Before the issuance in late 2019 of the Trade Competition Commission of Thailand’s Guidelines on Unfair Trade Practices in Franchise Businesses, which took effect in February 2020, Thai law made little mention of franchising as a business model—despite the great popularity of franchising in the country. The guidelines, which were issued under the Trade Competition Act B.E. 2560 (2017), partly made up for the absence of a single, codified franchising law in the country and offered valuable direction on how franchisors and franchisees should operate in compliance with Thai law.
One of the most significant conditions introduced by the original guidelines in February 2020 was a requirement for franchisors to provide a right of first refusal to their existing franchisees before opening a new franchise outlet within current franchisees’ operating vicinity. An update to the guidelines addressing the right of first refusal was issued in August 2020. Most recently, a second update was announced on July 13, 2021. It was published in the Government Gazette on August 19, 2021, and came into force on the following day. The August 2021 update further revised this provision, and the updated guidelines now adopt a less restrictive approach for franchisors in relation to this first-refusal requirement.
Under the updated guidelines, a franchisor who decides to open a new outlet, whether it will be operated by the franchisor or by another franchisee or person, must notify the existing franchisee located in closest proximity to the intended location, and provide the franchisee with a right of first refusal for a period of 30 days. However, the franchisor does not have to provide the closest franchisee with a right of first refusal if the franchisee’s existing performance does not meet the franchisor’s criteria as specified and communicated to the franchisee in advance.
In determining what constitutes “closest proximity,” consideration is given to the demand for the goods and services, the geographical area, and the competition in the market.
If a franchisor is not able to grant rights to operate a new outlet to an existing franchisee due to existing area development rights or other contractual obligations, the franchisor must consider granting the right to open the new outlet to other suitable franchisees based on reasonable commercial justifications.

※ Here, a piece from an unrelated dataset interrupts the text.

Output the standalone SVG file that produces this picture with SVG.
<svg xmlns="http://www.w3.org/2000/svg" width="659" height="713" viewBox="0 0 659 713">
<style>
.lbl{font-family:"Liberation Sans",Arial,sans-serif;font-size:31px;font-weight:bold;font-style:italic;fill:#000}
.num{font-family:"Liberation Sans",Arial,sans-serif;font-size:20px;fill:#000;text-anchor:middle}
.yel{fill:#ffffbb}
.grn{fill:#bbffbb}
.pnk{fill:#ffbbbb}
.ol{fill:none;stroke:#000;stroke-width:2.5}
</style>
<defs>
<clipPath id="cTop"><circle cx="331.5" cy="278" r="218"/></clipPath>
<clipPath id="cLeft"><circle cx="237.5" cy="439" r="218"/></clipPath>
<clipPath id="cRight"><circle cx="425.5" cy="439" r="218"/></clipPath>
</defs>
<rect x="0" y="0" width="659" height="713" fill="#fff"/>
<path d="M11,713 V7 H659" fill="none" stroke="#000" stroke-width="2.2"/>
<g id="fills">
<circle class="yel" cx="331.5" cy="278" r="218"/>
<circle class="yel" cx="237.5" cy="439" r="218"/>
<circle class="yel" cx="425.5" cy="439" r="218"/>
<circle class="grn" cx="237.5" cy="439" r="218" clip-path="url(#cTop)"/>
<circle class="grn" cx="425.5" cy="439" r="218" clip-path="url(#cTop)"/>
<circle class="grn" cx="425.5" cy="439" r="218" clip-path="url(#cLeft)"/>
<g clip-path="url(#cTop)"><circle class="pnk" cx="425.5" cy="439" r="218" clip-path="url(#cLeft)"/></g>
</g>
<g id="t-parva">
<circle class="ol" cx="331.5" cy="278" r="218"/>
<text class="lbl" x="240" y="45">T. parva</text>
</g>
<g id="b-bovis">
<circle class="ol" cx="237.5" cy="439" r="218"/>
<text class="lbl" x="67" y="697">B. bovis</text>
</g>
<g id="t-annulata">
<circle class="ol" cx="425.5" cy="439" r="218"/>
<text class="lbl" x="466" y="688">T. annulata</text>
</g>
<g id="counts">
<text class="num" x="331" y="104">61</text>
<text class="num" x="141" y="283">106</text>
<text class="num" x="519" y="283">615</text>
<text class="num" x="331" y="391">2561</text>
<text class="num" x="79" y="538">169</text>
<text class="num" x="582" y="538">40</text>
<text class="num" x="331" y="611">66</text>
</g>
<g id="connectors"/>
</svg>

Franchisors should also be mindful of all other requirements stipulated in the guidelines, such as the mandatory precontractual disclosure requirements. Under these rules, franchisors must disclose the following information to prospective franchisees before entering into a franchise agreement:
- Information on applicable payments and expenses relating to the franchise, such as franchise fees, royalties, marketing expenses, training costs, costs of mandatory equipment and materials, as well as their respective calculation methods, payment details, and conditions for reimbursement;
- Information on the franchise business model, including matters relating to assistance, training, and advisory services to be provided by the franchisor, as well as information regarding the existing and future branches (and their respective locations) operated by other franchisees in the vicinity, and information on sales and promotion;
- Information on intellectual property rights, such as trademarks, patents, and copyright, including their respective terms of protection, and their licensing scope and restrictions; and
- Information on the renewal, amendment, cancellation, and termination of the franchise agreement.

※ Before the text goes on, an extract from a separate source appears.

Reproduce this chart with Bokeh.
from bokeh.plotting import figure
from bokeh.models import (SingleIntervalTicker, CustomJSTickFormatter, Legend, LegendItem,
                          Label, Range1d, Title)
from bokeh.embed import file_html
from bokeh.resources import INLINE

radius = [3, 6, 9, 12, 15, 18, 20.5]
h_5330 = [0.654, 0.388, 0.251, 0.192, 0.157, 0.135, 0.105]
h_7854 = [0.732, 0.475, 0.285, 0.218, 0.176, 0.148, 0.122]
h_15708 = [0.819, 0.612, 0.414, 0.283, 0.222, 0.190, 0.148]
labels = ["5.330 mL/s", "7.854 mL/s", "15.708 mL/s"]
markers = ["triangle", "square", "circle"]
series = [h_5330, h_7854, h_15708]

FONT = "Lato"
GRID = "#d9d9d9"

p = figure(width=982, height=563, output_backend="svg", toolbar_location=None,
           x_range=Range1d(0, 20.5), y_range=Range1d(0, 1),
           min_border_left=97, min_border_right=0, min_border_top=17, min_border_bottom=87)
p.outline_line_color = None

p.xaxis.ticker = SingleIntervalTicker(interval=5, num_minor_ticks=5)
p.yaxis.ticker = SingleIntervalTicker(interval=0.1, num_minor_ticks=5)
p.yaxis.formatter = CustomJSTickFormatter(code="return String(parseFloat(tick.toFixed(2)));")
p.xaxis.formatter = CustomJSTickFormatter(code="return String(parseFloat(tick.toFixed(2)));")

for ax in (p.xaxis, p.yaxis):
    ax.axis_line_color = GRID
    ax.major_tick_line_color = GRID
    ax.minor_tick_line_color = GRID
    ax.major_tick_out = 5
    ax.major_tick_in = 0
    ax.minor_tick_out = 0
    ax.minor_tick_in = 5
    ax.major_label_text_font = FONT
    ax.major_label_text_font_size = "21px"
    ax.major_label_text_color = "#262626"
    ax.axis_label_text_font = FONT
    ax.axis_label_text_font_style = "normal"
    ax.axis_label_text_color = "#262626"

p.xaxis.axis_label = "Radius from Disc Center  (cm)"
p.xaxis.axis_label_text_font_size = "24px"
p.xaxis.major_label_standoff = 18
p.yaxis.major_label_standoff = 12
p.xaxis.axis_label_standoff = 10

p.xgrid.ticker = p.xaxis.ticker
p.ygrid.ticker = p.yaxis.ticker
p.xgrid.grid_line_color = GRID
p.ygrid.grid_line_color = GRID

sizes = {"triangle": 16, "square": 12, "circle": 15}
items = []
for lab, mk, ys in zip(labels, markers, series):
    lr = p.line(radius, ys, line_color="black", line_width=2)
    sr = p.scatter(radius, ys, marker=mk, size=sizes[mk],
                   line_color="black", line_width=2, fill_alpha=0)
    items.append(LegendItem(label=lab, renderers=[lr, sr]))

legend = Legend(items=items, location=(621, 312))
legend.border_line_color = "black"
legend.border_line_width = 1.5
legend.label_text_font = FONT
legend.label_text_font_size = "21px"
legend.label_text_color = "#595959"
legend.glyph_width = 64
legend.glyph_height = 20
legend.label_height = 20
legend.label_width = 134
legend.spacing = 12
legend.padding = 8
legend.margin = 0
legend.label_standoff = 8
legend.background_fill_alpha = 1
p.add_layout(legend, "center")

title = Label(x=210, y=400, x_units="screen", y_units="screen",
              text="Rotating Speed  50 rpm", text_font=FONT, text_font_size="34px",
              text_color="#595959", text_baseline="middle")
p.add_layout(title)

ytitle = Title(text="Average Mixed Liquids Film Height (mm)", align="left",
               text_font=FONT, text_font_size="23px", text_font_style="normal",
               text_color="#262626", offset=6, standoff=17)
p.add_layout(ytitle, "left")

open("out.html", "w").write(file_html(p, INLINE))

Additionally, the guidelines prohibit franchisors from engaging without justification in trade practices deemed capable of causing damage to franchisees under the Trade Competition Act, such as the imposition of purchasing restrictions and other restrictive conditions, and the stipulation of discriminatory conditions among franchisees.
Noncompliance with the guidelines and the subsequent amendments, including those introduced in the most recent update, may subject business operators to penalties under the Trade Competition Act, including administrative orders and fines, and civil claims for damages. Hence, franchisors in Thailand should ensure that their franchise agreement templates and disclosure documents to be used in the country are in full compliance with all local requirements, including the requirements imposed under the updated guidelines.